Der im Jahr 1900 in Bremen vom Stapel gelaufene Kleine Kreuzer SMS Ariadne war 105 Meter lang, zwölf Meter breit und hatte eine rund 260 Mann starke Besatzung. Im Gefecht vor Helgoland war die Ariadne nach schweren Beschuss durch britische Schlachtkreuzer schließlich gesunken, wobei 64 Besatzungsmitglieder starben. Am Wrack in über 40 Metern Tiefe angekommen, stellten die Forschungstaucher fest, dass die zwei bronzenen Schiffschrauben fehlen. „Abmontiert. Vermutlich aufgrund des Metallwerts“, sagt Huber, der jegliche Art des Schatztauchens aufs Schärfste verurteilt. Seinen archäologischen Forscherdrang weckte ein hölzerner Loskiel. Dabei handelt es sich um eine unter dem Kiel eines Schiffes angebrachte starke Holzplanke, die zum Schutz des Schiffsrumpfes vor Beschädigung bei Grundberührung dient. „Ein solcher Kiel ist ungewöhnlich für ein Schiff der Kaiserlichen Marine. Selbst Marinehistoriker waren überrascht, dass ein stählernes Schiff wie die Ariadne einen hölzernen Kiel besitzt,“ berichtet Huber. Die Frage ist nun, warum die Ariadne einen Loskiel hatte: „Da werden wir nochmal in den Bibliotheken und Archiven recherchieren.“
Die Unterwasserarchäologie: eine Goldgrube der Geschichte
Die Expedition vor Helgoland zeigt, dass die noch recht junge Disziplin der Unterwasserarchäologie mitunter überraschende Einblicke und Erkenntnisse ermöglicht. „Auch auf Ereignisse über die man fast alles zu wissen glaubte, können archäologische Funde ein neues Licht werfen,“ betont Huber. Über 10.000 Schiffe sind laut der UN-Kulturorganisation Unesco weltweit während des Ersten Weltkriegs gesunken. „Bei diesen Wracks handelt es sich um sehr komplexe archäologische Fundstellen und bedeutende historische Quellen“, sagt Huber. Sie stammen aus unterschiedlichen Nationen, liegen in verschiedenen Wassertiefen und repräsentieren eine Vielzahl an Schiffstypen und Bauarten. „Viele von ihnen zeigen den hohen Stand der Technik des 20. Jahrhunderts auf. Sie sind Zeugen einer der größten Konflikte der jüngeren Geschichte. Zugleich ermöglicht die Unterwasserarchäologie eine fächerübergreifende Zusammenarbeit. Aufgrund unserer Erkenntnisse können wir zusammen mit den Marinehistorikern darangehen, die damaligen Ereignisse aus einem neuen Blickwinkel zu betrachten.“
Die diesjährigen Untersuchungen vor Helgoland waren der Auftakt eines langfristig angelegten Projekts. Für das nächste Jahr sind bereits weitere Tauchgänge an den anderen Wracks geplant, die seit dem Seegefecht im August 1914 unerforscht auf dem Grund der Nordsee liegen – und Stück für Stück verfallen. „Neben der Bewahrung und wissenschaftlichen Erforschung dieser Fundstellen ist es deshalb wichtig, ein öffentliches Bewusstsein für dieses sensible Thema zu schaffen. Der Schutz dieser Fundplätze unter Wasser – auch vor Raubtauchern – ist zudem wesentlich, um an die Schrecken des Krieges und dessen Geschichte zu erinnern“, betont der 41-Jährige Unterwasserarchäologe.

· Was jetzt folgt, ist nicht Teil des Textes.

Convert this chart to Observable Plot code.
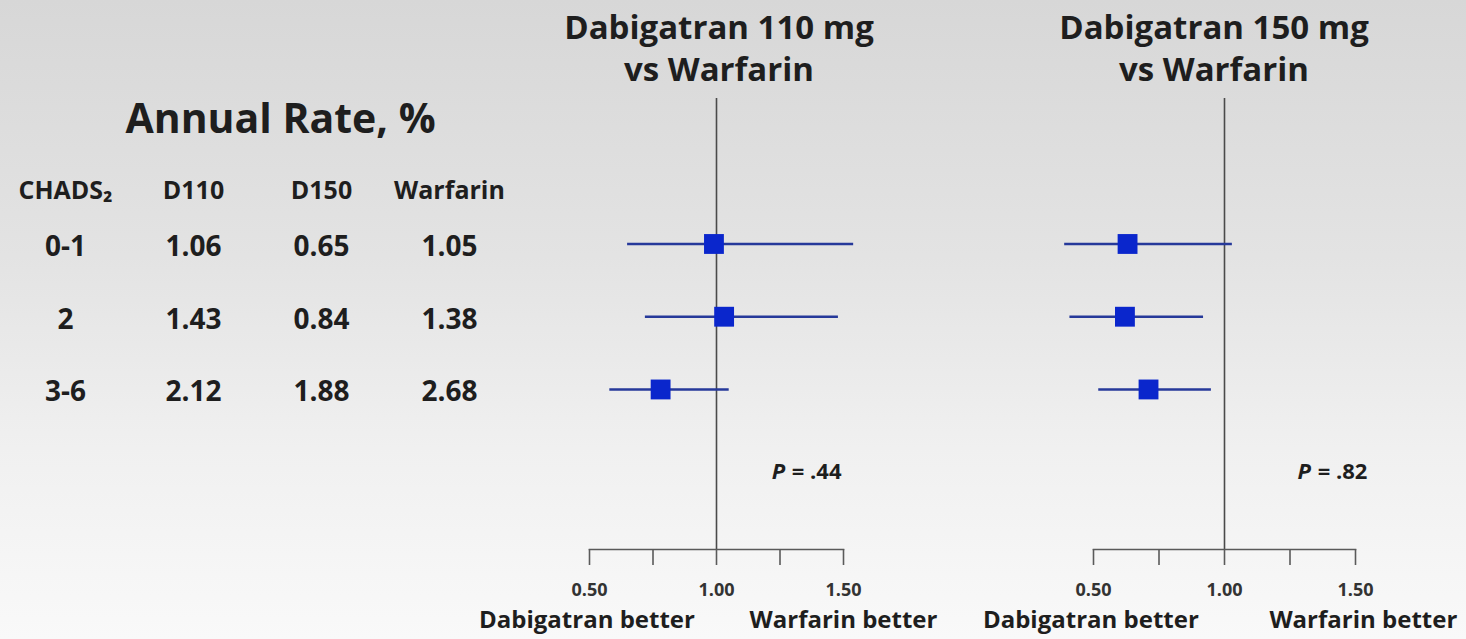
<!DOCTYPE html>
<html>
<head>
<meta charset="utf-8">
<script src="https://cdn.jsdelivr.net/npm/d3@7"></script>
<script src="https://cdn.jsdelivr.net/npm/@observablehq/plot@0.6"></script>
<style>
  html, body { margin: 0; padding: 0; }
  #page {
    position: relative; width: 1466px; height: 639px; overflow: hidden;
    background: linear-gradient(180deg, #d7d7d7 0%, #e3e3e3 40%, #f0f0f0 70%, #f9f9f9 100%);
    font-family: "Open Sans", Lato, sans-serif;
  }
  #page svg { position: absolute; top: 0; }
</style>
</head>
<body>
<div id="page"></div>
<script>
// ---- data ----
const groups = ["0-1", "2", "3-6"];
const columns = ["CHADS₂", "D110", "D150", "Warfarin"];
const rateD110 = [1.06, 1.43, 2.12];
const rateD150 = [0.65, 0.84, 1.88];
const rateWarfarin = [1.05, 1.38, 2.68];

const hr110 = [0.99, 1.03, 0.78];
const lo110 = [0.65, 0.72, 0.58];
const hi110 = [1.54, 1.48, 1.05];

const hr150 = [0.63, 0.62, 0.71];
const lo150 = [0.39, 0.41, 0.52];
const hi150 = [1.03, 0.92, 0.95];

const panelTitles = ["Dabigatran 110 mg\nvs Warfarin", "Dabigatran 150 mg\nvs Warfarin"];
const pValues = [".44", ".82"];
const xTicks = [0.5, 0.75, 1, 1.25, 1.5];
const xTickLabels = [0.5, 1, 1.5];
const sideLabels = ["Dabigatran better", "Warfarin better"];
const tableTitle = "Annual Rate, %";

// ---- shared layout ----
const H = 639, MT = 98, MB = 90;
const yCfg = {domain: [-1, 5.2], reverse: true, axis: null};
const ink = "#1e1e1e";
const font = "'Open Sans', Lato, sans-serif";
const page = document.getElementById("page");

// ---- table ----
const tableRows = [];
groups.forEach((g, i) => {
  const vals = [g, rateD110[i].toFixed(2), rateD150[i].toFixed(2), rateWarfarin[i].toFixed(2)];
  vals.forEach((v, j) => tableRows.push({row: i + 1, col: columns[j], value: v}));
});
const table = Plot.plot({
  width: 530, height: H, marginTop: MT, marginBottom: MB, marginLeft: 0, marginRight: 0,
  x: {type: "point", domain: columns, range: [65, 449], padding: 0, axis: null},
  y: yCfg,
  style: {background: "transparent", fontFamily: font, overflow: "visible"},
  marks: [
    Plot.text([tableTitle], {frameAnchor: "top-left", dx: 280, dy: 21, textAnchor: "middle",
      lineAnchor: "middle", fontSize: 41, fontWeight: "bold", fill: ink}),
    Plot.text(columns, {x: d => d, frameAnchor: "top", dy: 92, lineAnchor: "middle",
      fontSize: 25, fontWeight: "bold", fill: ink}),
    Plot.text(tableRows, {x: "col", y: "row", text: "value", dy: 3, lineAnchor: "middle",
      fontSize: 28, fontWeight: "bold", fill: ink})
  ]
});
table.style.left = "0px";
page.appendChild(table);

// ---- forest panels ----
function forest(cfg) {
  const rows = groups.map((g, i) => ({row: i + 1, est: cfg.hr[i], lo: cfg.lo[i], hi: cfg.hi[i]}));
  return Plot.plot({
    width: cfg.width, height: H, marginTop: MT, marginBottom: MB,
    marginLeft: cfg.ml, marginRight: cfg.mr,
    x: {domain: [0.5, 1.5], axis: null},
    y: yCfg,
    style: {background: "transparent", fontFamily: font, overflow: "visible"},
    marks: [
      Plot.ruleX([1], {y1: -1, y2: 5.2, stroke: "#4a4a4a", strokeWidth: 1.6}),
      Plot.frame({anchor: "bottom", stroke: "#5a5a5a", strokeWidth: 1.6}),
      Plot.axisX({ticks: xTicks, anchor: "bottom", tickSize: 16, tickFormat: () => "",
        stroke: "#5a5a5a", strokeWidth: 1.6}),
      Plot.text(xTickLabels, {x: d => d, text: d3.format(".2f"), frameAnchor: "bottom", dy: 41,
        lineAnchor: "middle", fontSize: 18, fontWeight: "bold", fill: "#333"}),
      Plot.ruleY(rows, {y: "row", x1: "lo", x2: "hi", stroke: "#26399a", strokeWidth: 2.5}),
      Plot.dot(rows, {x: "est", y: "row", symbol: "square", r: 11.2, fill: "#0a26cc"}),
      Plot.text([cfg.title], {x: cfg.titleX, frameAnchor: "top", dy: -89, lineAnchor: "top",
        lineHeight: 1.27, fontSize: 33, fontWeight: "bold", fill: ink}),
      Plot.text(["P"], {x: cfg.pX, y: cfg.pY, textAnchor: "end", lineAnchor: "middle", fontSize: 22,
        fontStyle: "italic", fontWeight: "bold", fill: ink}),
      Plot.text([" = " + cfg.p], {x: cfg.pX, y: cfg.pY, textAnchor: "start", lineAnchor: "middle",
        fontSize: 22, fontWeight: "bold", fill: ink, dx: 1}),
      Plot.text([sideLabels[0]], {x: cfg.leftLabelX, frameAnchor: "bottom", dy: 71, lineAnchor: "middle",
        fontSize: 24, fontWeight: "bold", fill: ink}),
      Plot.text([sideLabels[1]], {x: cfg.rightLabelX, frameAnchor: "bottom", dy: 71, lineAnchor: "middle",
        fontSize: 24, fontWeight: "bold", fill: ink})
    ]
  });
}

const p1 = forest({
  title: panelTitles[0], hr: hr110, lo: lo110, hi: hi110, p: pValues[0],
  width: 480, ml: 119, mr: 107, titleX: 1.01, pX: 1.27, pY: 4.14,
  leftLabelX: 0.49, rightLabelX: 1.5
});
p1.style.left = "470px";
page.appendChild(p1);

const p2 = forest({
  title: panelTitles[1], hr: hr150, lo: lo150, hi: hi150, p: pValues[1],
  width: 486, ml: 113, mr: 111, titleX: 0.96, pX: 1.33, pY: 4.14,
  leftLabelX: 0.49, rightLabelX: 1.53
});
p2.style.left = "980px";
page.appendChild(p2);
</script>
</body>
</html>
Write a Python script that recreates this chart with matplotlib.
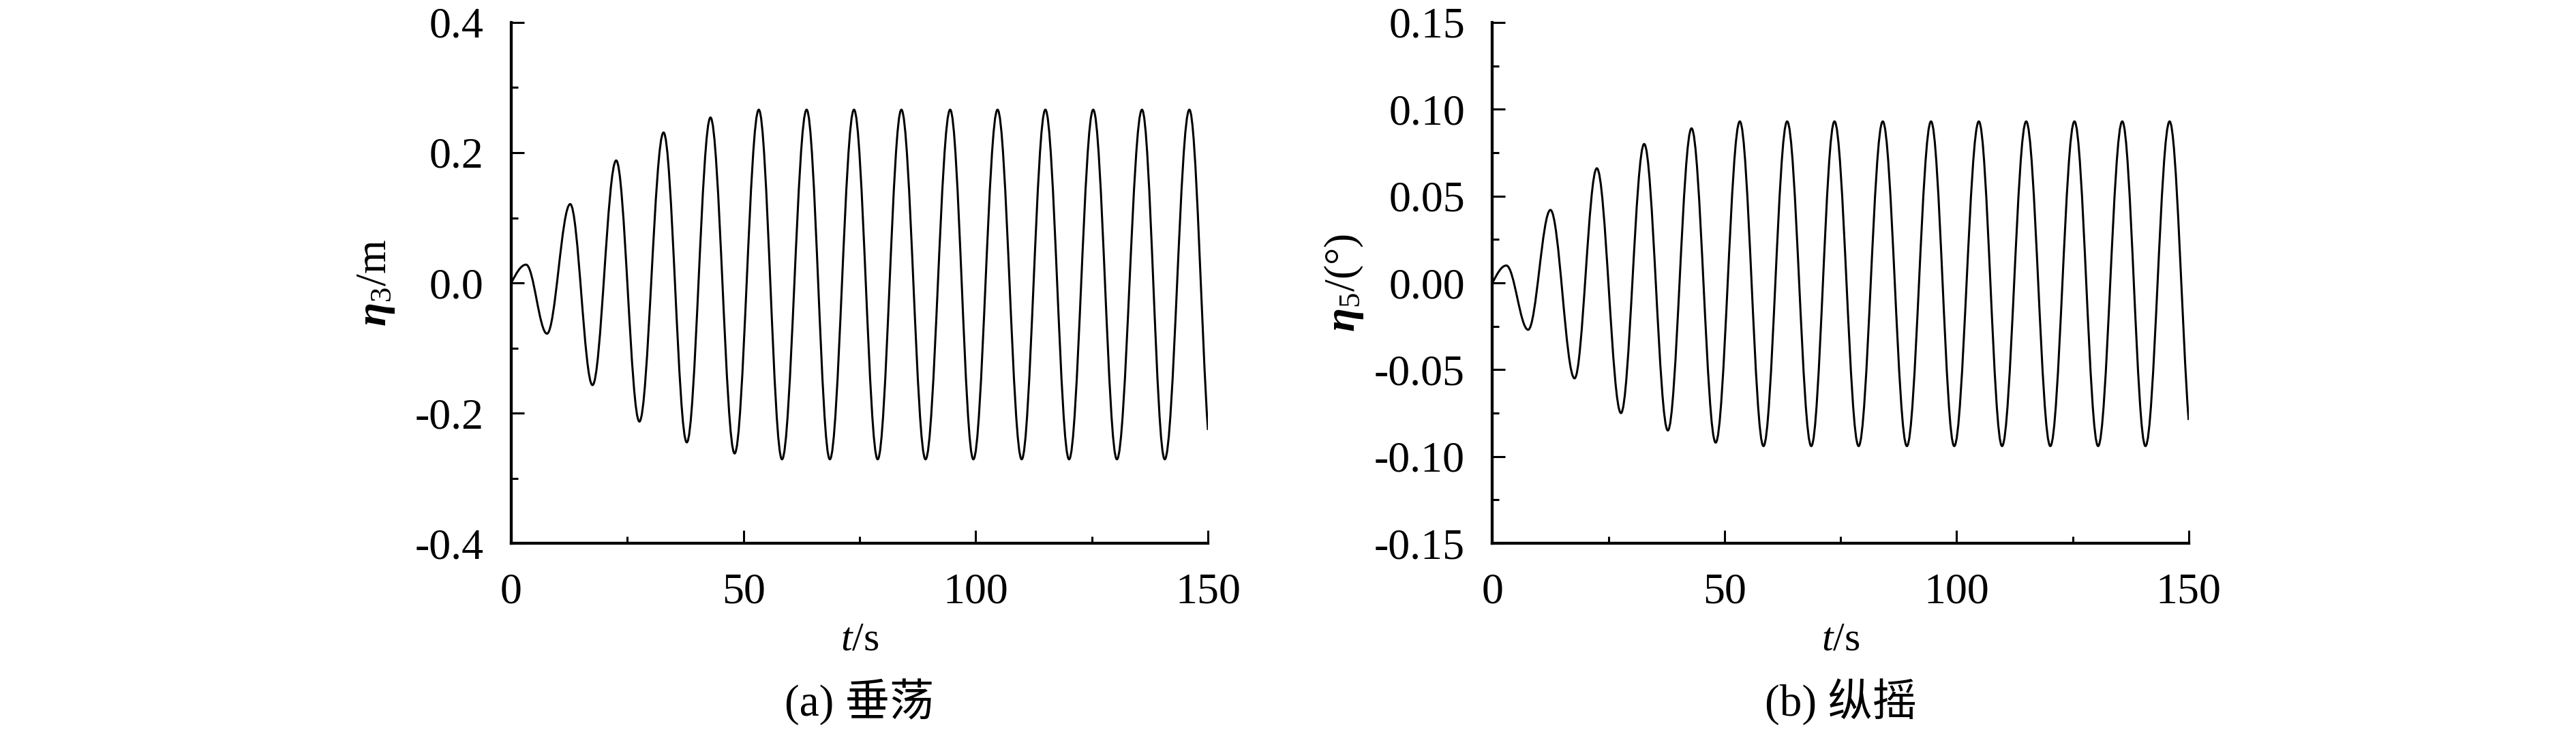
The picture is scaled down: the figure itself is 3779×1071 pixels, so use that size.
import numpy as np
import matplotlib
matplotlib.use('Agg')
import matplotlib.pyplot as plt
from matplotlib.path import Path
from matplotlib.patches import PathPatch
from matplotlib.ticker import MultipleLocator, FormatStrFormatter

# heave record: start point, every peak / trough, end point (t in s, eta3 in m)
heave_t = [0, 3.2, 7.7, 12.7, 17.5, 22.6, 27.6, 32.8, 37.8, 42.9, 48.1,
           53.3, 58.3, 63.6, 68.6, 73.8, 78.9, 84.0, 89.2, 94.5, 99.5,
           104.7, 109.9, 115.0, 120.1, 125.3, 130.4, 135.8, 140.7, 146.0, 150.0]
heave_v = [0, 0.028, -0.078, 0.121, -0.157, 0.188, -0.213, 0.231, -0.245, 0.254, -0.262,
           0.266, -0.271, 0.266, -0.271, 0.266, -0.271, 0.266, -0.271, 0.266, -0.271,
           0.266, -0.271, 0.266, -0.271, 0.266, -0.271, 0.266, -0.271, 0.266, -0.226]
heave_end_slope = -0.10

# pitch record (t in s, eta5 in deg)
pitch_t = [0, 3.0, 7.7, 12.5, 17.7, 22.5, 27.7, 32.7, 37.8, 42.9, 48.1,
           53.3, 58.4, 63.5, 68.7, 73.7, 78.9, 84.1, 89.3, 94.5, 99.5,
           104.8, 109.8, 115.0, 120.2, 125.4, 130.5, 135.7, 140.7, 145.9, 150.0]
pitch_v = [0, 0.010, -0.027, 0.042, -0.055, 0.066, -0.075, 0.080, -0.085, 0.089, -0.092,
           0.093, -0.094, 0.093, -0.094, 0.093, -0.094, 0.093, -0.094, 0.093, -0.094,
           0.093, -0.094, 0.093, -0.094, 0.093, -0.094, 0.093, -0.094, 0.093, -0.079]
pitch_end_slope = -0.034

plt.rcParams['font.family'] = ['Liberation Serif', 'Noto Sans CJK SC']
plt.rcParams['mathtext.fontset'] = 'custom'
plt.rcParams['mathtext.rm'] = 'Liberation Serif'
plt.rcParams['mathtext.it'] = 'Liberation Serif:italic'
plt.rcParams['mathtext.bf'] = 'Liberation Serif:bold'
plt.rcParams['mathtext.bfit'] = 'Liberation Serif:italic:bold'
plt.rcParams['axes.unicode_minus'] = False


def curve_path(t, v, end_slope):
    # cubic pieces between turning points, flat tangent at each peak/trough
    k = 1 - 2 / np.pi
    verts = [(t[0], v[0])]
    codes = [Path.MOVETO]
    n = len(t)
    for i in range(n - 1):
        t0, v0, t1, v1 = t[i], v[i], t[i + 1], v[i + 1]
        dt = t1 - t0
        if i == 0:
            c1 = (t0 + dt / 3, v0 + 0.5 * (v1 - v0))
        else:
            c1 = (t0 + k * dt, v0)
        if i == n - 2:
            c2 = (t1 - dt / 3, v1 - end_slope * dt / 3)
        else:
            c2 = (t1 - k * dt, v1)
        verts += [c1, c2, (t1, v1)]
        codes += [Path.CURVE4] * 3
    return Path(verts, codes)


fig = plt.figure(figsize=(37.8, 10.71), dpi=100)
ax1 = fig.add_axes([0.1984, 0.2558, 0.2704, 0.7134])
ax2 = fig.add_axes([0.5792, 0.2558, 0.2702, 0.7134])

ax1.add_patch(PathPatch(curve_path(heave_t, heave_v, heave_end_slope), fill=False, ec='black', lw=2.2))
ax2.add_patch(PathPatch(curve_path(pitch_t, pitch_v, pitch_end_slope), fill=False, ec='black', lw=2.2))

ax1.set_ylim(-0.4, 0.4)
ax1.yaxis.set_major_locator(MultipleLocator(0.2))
ax1.yaxis.set_minor_locator(MultipleLocator(0.1))
ax1.yaxis.set_major_formatter(FormatStrFormatter('%.1f'))
ax1.set_ylabel(r'$\mathbfit{\eta}_{\mathrm{3}}$/m', fontsize=46, va='center')
ax1.yaxis.set_label_coords(-0.194, 0.5)

ax2.set_ylim(-0.15, 0.15)
ax2.yaxis.set_major_locator(MultipleLocator(0.05))
ax2.yaxis.set_minor_locator(MultipleLocator(0.025))
ax2.yaxis.set_major_formatter(FormatStrFormatter('%.2f'))
ax2.set_ylabel(r'$\mathbfit{\eta}_{\mathrm{5}}$/(°)', fontsize=46, va='center')
ax2.yaxis.set_label_coords(-0.213, 0.5)

for ax in (ax1, ax2):
    ax.set_xlim(0, 150)
    ax.xaxis.set_major_locator(MultipleLocator(50))
    ax.xaxis.set_minor_locator(MultipleLocator(25))
    ax.xaxis.set_major_formatter(FormatStrFormatter('%d'))
    ax.spines['top'].set_visible(False)
    ax.spines['right'].set_visible(False)
    ax.spines['left'].set_linewidth(3.1)
    ax.spines['bottom'].set_linewidth(3.1)
    ax.tick_params(which='both', direction='in', width=2.2, top=False, right=False)
    ax.tick_params(which='major', length=13.7)
    ax.tick_params(which='minor', length=7.2)
    ax.tick_params(axis='x', which='major', pad=31.5, labelsize=46)
    ax.tick_params(axis='y', which='major', pad=29, labelsize=46)
    ax.set_xlabel(r'$t$/s', fontsize=43, va='center')
    ax.xaxis.set_label_coords(0.5, -0.187)

fig.text(0.1984 + 0.2704 / 2, 0.0383, '(a) 垂荡', ha='center', va='center', fontsize=47)
fig.text(0.5792 + 0.2702 / 2, 0.0383, '(b) 纵摇', ha='center', va='center', fontsize=47)

fig.savefig('out.png', dpi=100)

Das Internationale Maritime Museum Hamburg freut sich auf weitere Erfolge der Archäologen und auf die Möglichkeit, diese in Zukunft der Öffentlichkeit präsentieren zu können.
Unterstützt wird das interdisziplinär angelegte archäologische Projekt unter anderem vom Deutschen
Marinebund, dem Museum Helgoland, dem Internationalen Maritimen Museum Hamburg, der Jacobs University Bremen, der Christian-Albrechts-Universität Kiel, der Deutschen Gesellschaft zur Förderung der Unterwasserarchäologie e.V. (DEGUWA) sowie dem Bundesamt für Seeschifffahrt und Hydrographie (BSH).